The main difference between experiential marketing and other forms of marketing is that it allows consumers to actively engage with the marketing message. Experiential marketing requires a significant amount of planning and expenses, but it’s an investment that pays off in the long run. Per one report, 40% of customers who participated in a brand activation or experience reported becoming more loyal to the brand.
However, many brands are at a loss as to how to take advantage of this increased level of engagement. Ultimately, the easiest way to get consumers to engage with your marketing message is to form a legitimate emotional connection with them.

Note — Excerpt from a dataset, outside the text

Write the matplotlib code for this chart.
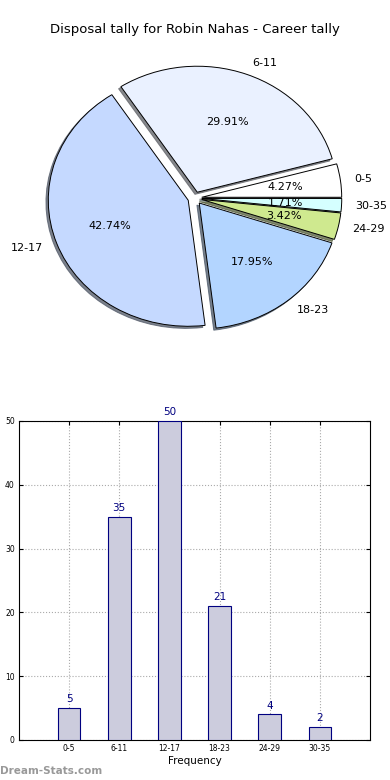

Although the prospect of forming a genuine connection with the consumer may seem daunting, the methods a brand can use to do so can be quite simple, depending on what audience is being targeted. For some groups, something as simple as having a table at a local community outreach event will be enough to show them that your brand shares their values. Others may take more of a continued commitment, such as a history of community outreach and putting your money where your mouth is.
Why Forming a Connection Is Key to Experiential Marketing Success
The most important reason to form a connection with the consumer through experiential marketing is that this is how consumers will remember you. For many companies, the competition is intense, sometimes even at the same event you are marketing at. If you can genuinely connect with the consumer — whether through something you give them, an experience you create, or the message you share — you will be able to cut through the clutter and stand out among your competitors.
An indirect benefit of forming a more personal connection with the consumer is that it increases the probability of consumers buying your product. Most experiential marketing events do not offer the opportunity to sell directly to the consumer. Instead, you are trying to make them aware of the brand so that they will make a purchase in the future, such as the next time they go to the store.
Studies show that 74% of consumers targeted by experiential marketing walked away “more likely to purchase” the product or service being promoted. Thus, getting them to remember your brand is the key to effectively using experiential marketing to convert new leads.
However, at the same time, it’s important to ensure that any connection you attempt to form with the consumer is authentic. If it’s clear that a brand is simply being performative to win over new customers, there could be more of a negative effect than a positive one. Rather than the intended effect of forming a deeper connection with the brand, some customers will see through this “pandering” and become disillusioned.
How Emotional Connection and Brand Loyalty Go Hand-in-hand
One of the most valuable effects of forming an emotional connection through your marketing is increased brand loyalty, which any company should strive to achieve. After all, loyal customers are those who will return to make purchases time and time again.
The brands that tend to be most successful in building brand loyalty are those that align themselves with their target audience’s values. A great example of this can be hosting local grassroots events if you want your brand to be seen as the brand for the everyday person.
Consumers who feel a deeper connection with a brand are also more likely to become a “brand ambassador” for the company, meaning they are more likely to spread the word to their peers. If you sell or give away merchandise, these are the people most likely to wear it, talk about the product with their friends, and recommend that other people use it — or at least try it out. In these ways, they are helping spread the message of your brand more organically than you ever could.
Taking Control of the Market through an Emotional Connection with Your Customers
Forming this brand loyalty is one of the quickest ways to build brand equity, or the amount of commercial value a product has. With some rare exceptions, the brands that are the most approachable for consumers have more dominance in the market.
Creating “grassroots” equity is a great way to slowly build up a stronghold. Establishing control over a specific niche is a great way to break into the mainstream because those niche customers’ undying passion could translate to the mainstream. Think of Flamin’ Hot Cheetos, which started as a specialty product to appeal to the Latino market, but became so popular that they are now a cross-demographic success.
Brand loyalty is difficult to build, but once you have it, it’s also difficult to lose. Brands with a large amount of equity can generally rebound from hits their image may take from scandals or controversy because their most loyal customers stick with them through thick and thin. Although there might be a temporary decline in sales due to more casual customers rejecting the brand, they will likely trickle back over time. Sometimes, those loyal customers will even increase their spending on the brand in a sort of “protest” to the outcry against the brand.
Take Chick-fil-A, for example. Although the brand and its leadership have come under fire due to their controversial stances, the restaurant remains in the top 5 fast food chains in terms of market share. Their “secret sauce” is not actually a sauce, but long-established brand loyalty.
Experiential marketing can be a powerful way to get your brand’s message into the minds of potential customers, but to do so, you must form a legitimate connection with the consumer. This will not only ensure they remember your brand, but also make them more likely to convert into a purchase and establish the legitimacy and equity of your brand in the market.